Time spiral and absolute future

In the Time Spiral lecture, Land refuses the familiar choice between progressive modern time and cyclical traditional time. A time spiral is “simultaneously progressive” and cyclical: accelerated modernization generates self-exciting loops rather than simply escaping recurrence (Nick Land/Audio/Seminars/Nick Land - Time Spiral On Templexity, Looper, Architecture-_1.mp3, 13:13–13:24). The lecture's “absolute future” is not a later present waiting down the same timeline; “That absolute future never becomes the present by waiting long enough” (same recording, 22:45–22:50). This supplies templexity with a spoken distinction between recursive historical time and an outside-edge that remains futural.
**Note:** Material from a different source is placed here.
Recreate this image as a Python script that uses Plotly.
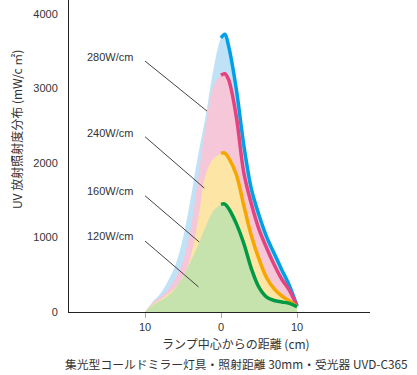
import plotly.graph_objects as go

# distance from lamp centre (cm)
x_cm = [-10, -9, -8, -7, -6, -5, -4, -3, -2, -1, 0, 0.5, 1, 2, 3, 4, 5, 6, 7, 8, 9, 10]

# UV irradiance distribution (mW/cm2)
w280 = [0, 135, 245, 410, 630, 995, 1520, 2120, 2640, 3255, 3680, 3730, 3570, 3000, 2240, 1650, 1300, 1010, 785, 564, 355, 80]
w240 = [0, 120, 200, 295, 450, 680, 1110, 1800, 2500, 3030, 3180, 3200, 3120, 2630, 1870, 1450, 1110, 860, 635, 440, 290, 80]
w160 = [0, 100, 165, 240, 330, 470, 740, 1250, 1850, 2060, 2130, 2135, 2070, 1850, 1430, 1020, 710, 460, 310, 215, 150, 70]
w120 = [0, 90, 150, 215, 320, 470, 680, 900, 1150, 1360, 1445, 1450, 1390, 1190, 920, 580, 330, 200, 155, 135, 115, 70]

series_names = ["280W/cm", "240W/cm", "160W/cm", "120W/cm"]
series_vals = [w280, w240, w160, w120]
fill_colors = ["#bfe2f6", "#f6c6d9", "#fde5a6", "#c6e2ad"]
line_colors = ["#00a0e9", "#e4437f", "#f5a700", "#009a44"]

x_ticks = [-10, 0, 10]
x_tick_text = ["10", "0", "10"]
y_ticks = [0, 1000, 2000, 3000, 4000]

# label positions (y in data units) and leader line ends
label_y = [3420, 2400, 1625, 1020]
leader_start = [(-10, 3370), (-10, 2354), (-10, 1561), (-10, 953)]
leader_end = [(-1.84, 2698), (-2.2, 1664), (-2.87, 940), (-2.95, 336)]

fig = go.Figure()
for name, vals, fc, lc in zip(series_names, series_vals, fill_colors, line_colors):
    fig.add_trace(go.Scatter(
        x=x_cm, y=vals, mode="lines", fill="tozeroy", fillcolor=fc,
        line=dict(width=0, color=fc, shape="spline", smoothing=1.0),
        hoverinfo="skip", showlegend=False))
    xs = [x for x in x_cm if x >= 0]
    ys = [v for x, v in zip(x_cm, vals) if x >= 0]
    fig.add_trace(go.Scatter(
        x=xs, y=ys, mode="lines",
        line=dict(width=3.5, color=lc, shape="spline", smoothing=1.0),
        name=name, showlegend=False))

font_num = "Liberation Sans, Arial, sans-serif"
font_jp = "Noto Sans CJK JP, sans-serif"

for name, ly, (sx, sy), (ex, ey) in zip(series_names, label_y, leader_start, leader_end):
    fig.add_annotation(x=-11.3, y=ly, xref="x", yref="y", text=name,
                       showarrow=False, xanchor="right", yanchor="middle",
                       font=dict(family=font_num, size=11, color="#333333"))
    fig.add_shape(type="line", x0=sx, y0=sy, x1=ex, y1=ey, xref="x", yref="y",
                  line=dict(color="#444444", width=1))

W, H = 417, 375
L, R, T, B = 69, 47, 0, 63
pw, ph = W - L - R, H - T - B

def px(xp, yp):
    return (xp - L) / pw, (H - B - yp) / ph

ax, ay = px(236, 343)
fig.add_annotation(x=ax, y=ay, xref="paper", yref="paper", text="ランプ中心からの距離 (cm)",
                   showarrow=False, xanchor="center", yanchor="middle",
                   font=dict(family=font_jp, size=12, color="#333333"))
ax, ay = px(236, 363)
fig.add_annotation(x=ax, y=ay, xref="paper", yref="paper",
                   text="集光型コールドミラー灯具・照射距離 30mm・受光器 UVD-C365",
                   showarrow=False, xanchor="center", yanchor="middle",
                   font=dict(family=font_jp, size=11.8, color="#333333"))
ax, ay = px(16, 130)
fig.add_annotation(x=ax, y=ay, xref="paper", yref="paper", text="UV 放射照射度分布 (mW/c ㎡)",
                   showarrow=False, textangle=-90, xanchor="center", yanchor="middle",
                   font=dict(family=font_jp, size=12, color="#333333"))

fig.update_layout(
    width=W, height=H, margin=dict(l=L, r=R, t=T, b=B),
    paper_bgcolor="white", plot_bgcolor="white",
    xaxis=dict(range=[-20, 19.6], tickvals=x_ticks, ticktext=x_tick_text,
               showgrid=False, zeroline=False, showline=True, linecolor="#222222", linewidth=1,
               ticks="outside", ticklen=5, tickcolor="#aaaaaa", tickwidth=1,
               tickfont=dict(family=font_num, size=11, color="#333333")),
    yaxis=dict(range=[0, 4190], tickvals=y_ticks, showgrid=False, zeroline=False,
               showline=True, linecolor="#222222", linewidth=1, ticks="", ticklabelstandoff=8,
               tickfont=dict(family=font_num, size=11, color="#333333")),
)

fig.write_html("out.html", config={"displayModeBar": False},
               post_script="document.body.style.margin='0';")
A later retrospective on accelerationism's origin

speaker unattributed In the later Fragmentation interview, the recording warns that “left accelerationism” and “right accelerationism” are retrospective labels for processes that preceded them. It describes the Deleuze–Guattari orientation taken up by the CCRU as “a left position” because it was articulated as an anti-capitalist political strategy, with “political strategy” itself placed in scare quotes (Nick Land/Audio/Interviews/Nick Land Interview “The Only Thing I Would Impose Is Fragmentation”.mp3, 01:07:49–01:08:08). Its structural ambiguity follows from another claim: “the only way capitalism dies is by completion of the process.” This makes pro- and anti-capitalist orientations difficult to distinguish from within acceleration itself (same recording, 01:09:03–01:09:20). This is evidence for Land's later self-interpretation of accelerationism, not proof that every CCRU participant shared it.